Frequently Asked Questions (FAQs)
Is Herbal Drug Technology a scoring subject?
Yes. It is largely descriptive and does not require complex calculations or chemical structures. If you can organize your answers well (definitions, tables, classifications), this is one of the highest-scoring subjects in B.Pharm. Focus on nutraceutical herbs, ISM formulations, and WHO guidelines.
What is the difference between a drug and a nutraceutical?
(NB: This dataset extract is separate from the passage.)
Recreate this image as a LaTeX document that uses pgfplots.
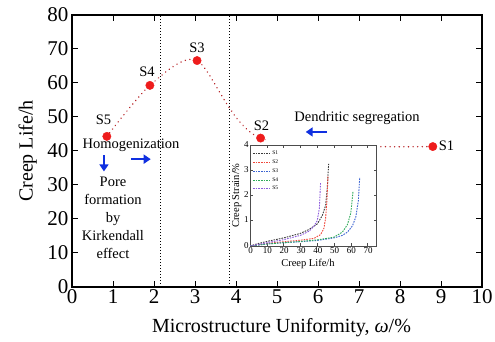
\documentclass[border=0pt]{standalone}
\usepackage{fontspec}
\setmainfont{Liberation Serif}
\usepackage{pgfplots}
\pgfplotsset{compat=1.18}
\usetikzlibrary{arrows.meta}
\definecolor{dred}{HTML}{B8262A}
\definecolor{mred}{HTML}{EE1C1C}
\definecolor{arrblue}{HTML}{1030E0}
\definecolor{cS1}{HTML}{3C3C3C}
\definecolor{cS2}{HTML}{F0483C}
\definecolor{cS3}{HTML}{3C64D2}
\definecolor{cS4}{HTML}{2EAA5A}
\definecolor{cS5}{HTML}{8C5ADC}
\begin{document}
\begin{tikzpicture}[x=1pt,y=1pt]
\useasboundingbox (0,0) rectangle (495,342);
\begin{axis}[
  at={(72pt,55pt)}, anchor=south west,
  scale only axis, width=410pt, height=272pt,
  xmin=0, xmax=10, ymin=0, ymax=80,
  xtick={0,1,...,10}, ytick={0,10,...,80},
  tick align=inside, major tick length=6pt,
  axis line style={line width=1.2pt},
  every tick/.style={black, line width=1pt},
  /pgf/number format/assume math mode=true,
  ticklabel style={font=\fontsize{21}{21}\selectfont},
  xticklabel style={yshift=1pt},
  xlabel={Microstructure Uniformity, \textit{ω}/\%},
  ylabel={Creep Life/h},
  label style={font=\fontsize{20}{20}\selectfont},
  xlabel style={at={(axis description cs:0.511,-0.151)}, anchor=center},
  ylabel style={at={(axis description cs:-0.108,0.5)}, anchor=center},
  clip=false,
]
\addplot[black, dotted, line width=1pt] coordinates {(2.17,0) (2.17,80)};
\addplot[black, dotted, line width=1pt] coordinates {(3.85,0) (3.85,80)};
\addplot[dred, smooth, tension=0.45, line width=1.5pt, dash pattern=on 0.1pt off 4.5pt, line cap=round]
  coordinates {(0.85,44.3) (1.9,59.3) (3.05,66.6) (4.6,43.8) (8.8,41.3)};
\addplot[only marks, mark=*, mark size=4.2pt, mred, mark options={draw=mred, fill=mred}]
  coordinates {(0.85,44.3) (1.9,59.3) (3.05,66.6) (4.6,43.8) (8.8,41.3)};
\begin{scope}[font=\fontsize{14.5}{14.5}\selectfont]
\node at (axis cs:0.77,49.3) {S5};
\node at (axis cs:1.83,63.2) {S4};
\node at (axis cs:3.05,70.4) {S3};
\node at (axis cs:4.62,47.4) {S2};
\node[anchor=west, inner sep=1pt] at (axis cs:8.92,41.4) {S1};
\node at (axis cs:1.44,41.6) {Homogenization};
\node at (axis cs:6.95,49.7) {Dendritic segregation};
\node[align=center, font=\fontsize{14.5}{18}\selectfont] at (axis cs:1.0,20.3) {Pore\\formation\\by\\Kirkendall\\effect};
\end{scope}
\draw[arrblue, line width=1.6pt, -{Triangle[length=7pt,width=9pt]}] (axis cs:0.78,38.8) -- (axis cs:0.78,34.0);
\draw[arrblue, line width=1.6pt, -{Triangle[length=7pt,width=9pt]}] (axis cs:1.45,37.6) -- (axis cs:1.92,37.6);
\draw[arrblue, line width=1.6pt, -{Triangle[length=7pt,width=9pt]}] (axis cs:6.22,45.6) -- (axis cs:5.7,45.6);
\end{axis}
\fill[white] (233,66) rectangle (378,197);
\fill[white] (266,196) rectangle (378,205);
\begin{axis}[
  at={(250pt,96pt)}, anchor=south west,
  scale only axis, width=126pt, height=101pt,
  xmin=0, xmax=75, ymin=0, ymax=4,
  xtick={0,10,...,70}, ytick={0,1,...,4},
  tick align=inside, major tick length=2.5pt,
  axis background/.style={fill=white},
  axis line style={black!70, line width=0.9pt},
  every tick/.style={black!70, line width=0.6pt},
  /pgf/number format/assume math mode=true,
  ticklabel style={font=\fontsize{9}{9}\selectfont, inner sep=0.5pt},
  xticklabel style={yshift=-0.8pt, xshift=0.6pt},
  yticklabel style={xshift=-0.6pt, yshift=0.8pt},
  label style={font=\fontsize{10.5}{10.5}\selectfont},
  xlabel={Creep Life/h},
  ylabel={Creep Strain/\%},
  xlabel style={at={(axis description cs:0.46,-0.18)}, anchor=center},
  ylabel style={at={(axis description cs:-0.105,0.5)}, anchor=center},
  legend style={at={(0.01,0.97)}, anchor=north west, draw=none, fill=none,
    font=\fontsize{5.5}{5.5}\selectfont, row sep=-0.4pt, inner sep=1pt},
  legend cell align=left,
  every axis plot/.append style={line width=0.9pt, dash pattern=on 1.6pt off 1.1pt},
]
\addplot[cS1] coordinates {(0,0) (5,0.1) (10,0.18) (20,0.32) (30,0.5) (35,0.65) (40,0.87) (43,1.2) (45,1.6) (46,2.3) (46.8,3.25)};
\addplot[cS2] coordinates {(0,0) (10,0.1) (20,0.17) (30,0.23) (38,0.3) (42,0.45) (44,0.7) (45,1.1) (45.8,1.8) (46.4,2.75)};
\addplot[cS3] coordinates {(0,0) (10,0.08) (20,0.13) (30,0.17) (40,0.22) (50,0.32) (55,0.42) (58,0.55) (61,0.8) (63,1.15) (64.5,1.8) (65.3,2.72)};
\addplot[cS4] coordinates {(0,0) (10,0.08) (20,0.13) (30,0.18) (40,0.24) (50,0.35) (55,0.55) (58,0.85) (60,1.3) (61.3,2.15)};
\addplot[cS5] coordinates {(0,0) (10,0.13) (20,0.25) (30,0.42) (35,0.58) (38,0.78) (40,1.0) (41.3,1.5) (42,2.5)};
\legend{S1,S2,S3,S4,S5}
\end{axis}
\end{tikzpicture}
\end{document}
A drug is a substance intended to diagnose, cure, mitigate, treat, or prevent disease (regulated as a drug under D&C Act). A nutraceutical is a food or part of a food that provides health benefits beyond basic nutrition, including prevention and treatment of disease. Nutraceuticals are regulated as food supplements, not drugs — different regulatory pathway, lower barrier to market entry.
What is Biopiracy?
Biopiracy is the unauthorized appropriation of traditional knowledge and biological resources of developing countries by individuals or corporations, often through patent claims. Famous Indian examples: (1) Turmeric patent (US Patent 1995 — wound healing use of turmeric, revoked 1997 after India proved prior art). (2) Neem patent (European Patent — fungicidal property, revoked 2005). India created the Traditional Knowledge Digital Library (TKDL) to document and protect traditional knowledge from biopiracy.